Lola, the sassiest of mamas, sent me the following interview questions. If you want me to interview you for your blog, just leave me a comment.
1: If you could say anything you wanted to say to George Bush, what would you say?
Go on now go, Walk out the door. Don’t turn around now, ‘Cause you’re not welcome anymore
2: If you had to be the mother of Britney Spears or Lindsay Lohan, who would you choose and why?
Now, see, this one is embarrassing. I am woefully out of touch with popular culture. I know that Spears drove with her kid out of a car seat and shaved her head. I know that Lohan is an actor. Or maybe a singer. Or maybe the checkout girl at Target.
3: You get to be Queen for a day. The kids are all taken care of, and you can spend as much money as you want. What do you do all day?
Excellent.
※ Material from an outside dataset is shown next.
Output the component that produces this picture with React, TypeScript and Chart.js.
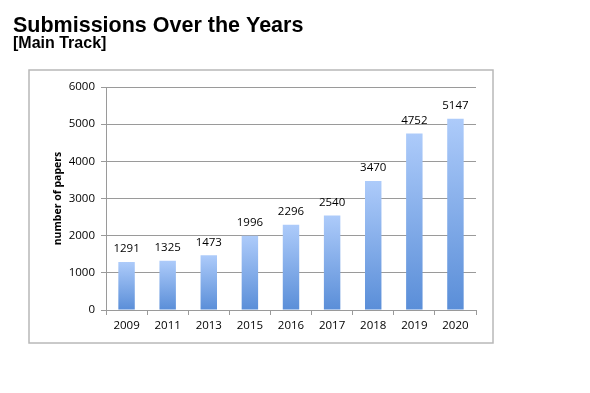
import React, { useEffect, useRef } from "react";
import { Chart, registerables } from "chart.js";

Chart.register(...registerables);

const years = ["2009", "2011", "2013", "2015", "2016", "2017", "2018", "2019", "2020"];
const papers = [1291, 1325, 1473, 1996, 2296, 2540, 3470, 4752, 5147];
const yTicks = [0, 1000, 2000, 3000, 4000, 5000, 6000];
const titleText = "Submissions Over the Years";
const subtitleText = "[Main Track]";
const yAxisTitle = "number of papers";

const W = 590;
const H = 393;
const FONT = "'Open Sans', 'Liberation Sans', sans-serif";

const decorPlugin = {
  id: "decor",
  beforeDraw(chart: any) {
    const ctx = chart.ctx;
    ctx.save();
    ctx.fillStyle = "#ffffff";
    ctx.fillRect(0, 0, W, H);
    ctx.strokeStyle = "#b8b8b8";
    ctx.lineWidth = 1.5;
    ctx.strokeRect(29, 70, 464, 273);
    ctx.fillStyle = "#000";
    ctx.textBaseline = "alphabetic";
    ctx.textAlign = "left";
    ctx.font = "bold 21.5px 'Liberation Sans', Arial, sans-serif";
    ctx.fillText(titleText, 13, 32);
    ctx.font = "bold 16px 'Liberation Sans', Arial, sans-serif";
    ctx.fillText(subtitleText, 13, 48);
    const area = chart.chartArea;
    ctx.translate(58, (area.top + area.bottom) / 2);
    ctx.rotate(-Math.PI / 2);
    ctx.textAlign = "center";
    ctx.textBaseline = "middle";
    ctx.font = "bold 10.5px " + FONT;
    ctx.fillText(yAxisTitle, 0, 0);
    ctx.restore();
  },
  afterDatasetsDraw(chart: any) {
    const ctx = chart.ctx;
    const meta = chart.getDatasetMeta(0);
    ctx.save();
    ctx.fillStyle = "#000";
    ctx.font = "11.5px " + FONT;
    ctx.textAlign = "center";
    ctx.textBaseline = "middle";
    meta.data.forEach((el: any, i: number) => {
      ctx.fillText(String(papers[i]), el.x, el.y - 13);
    });
    ctx.restore();
  },
};

export default function App() {
  const ref = useRef<HTMLCanvasElement>(null);
  useEffect(() => {
    if (!ref.current) return;
    const chart = new Chart(ref.current, {
      type: "bar",
      data: {
        labels: years,
        datasets: [
          {
            data: papers,
            barPercentage: 0.4,
            categoryPercentage: 1.0,
            borderWidth: 0,
            backgroundColor: (c: any) => {
              const chartObj = c.chart;
              const ys = chartObj.scales && chartObj.scales.y;
              if (!ys || c.raw == null) return "#7fa8e6";
              const top = ys.getPixelForValue(c.raw);
              const bottom = ys.getPixelForValue(0);
              if (!isFinite(top) || !isFinite(bottom) || top === bottom) return "#7fa8e6";
              const g = chartObj.ctx.createLinearGradient(0, top, 0, bottom);
              g.addColorStop(0, "#adcbfa");
              g.addColorStop(1, "#5a8ed8");
              return g;
            },
          },
        ],
      },
      options: {
        responsive: false,
        animation: false,
        devicePixelRatio: 1,
        layout: { padding: { left: 28, top: 87, right: 114, bottom: 40 } },
        plugins: { legend: { display: false }, tooltip: { enabled: false }, title: { display: false } },
        scales: {
          x: {
            grid: { offset: true, drawOnChartArea: false, drawTicks: true, tickLength: 5, color: "#9a9a9a" },
            border: { color: "#9a9a9a" },
            ticks: { color: "#000", font: { family: FONT, size: 11.5 }, padding: 4, maxRotation: 0 },
            afterFit: (s: any) => {
              s.height = 43;
            },
          },
          y: {
            min: 0,
            max: 6000,
            afterBuildTicks: (s: any) => {
              s.ticks = yTicks.map((v) => ({ value: v }));
            },
            grid: { color: "#9a9a9a", tickLength: 5 },
            border: { color: "#9a9a9a" },
            ticks: {
              color: "#000",
              font: { family: FONT, size: 11.5 },
              padding: 6,
              callback: (v: any) => String(v),
            },
            afterFit: (s: any) => {
              s.width = 78;
            },
          },
        },
      },
      plugins: [decorPlugin],
    });
    return () => chart.destroy();
  }, []);
  return (
    <div style={{ position: "fixed", left: 0, top: 0, width: W, height: H, background: "#fff" }}>
      <canvas ref={ref} width={W} height={H} style={{ width: W, height: H, display: "block" }} />
    </div>
  );
}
So, I’d need false eyelashes, probably a set of falsies, and a sequined dress.
Oh, I just re-read the question. You said “Queen,” not “a queen.” Well, that’s a letdown.
4: Is there a song that brings tears to your eyes every time you hear it? If so, which one?
No, I’m not the sentimental type. But cutting onions gets me every time.
5: A fairy taps you on the shoulder and tells you that you can either have a perfect face or a perfect body for the rest of your life. Which do you choose?
I’m afraid that would be a hell of a lot of work, even for a fairy. I’d settle for no more zits and thicker hair.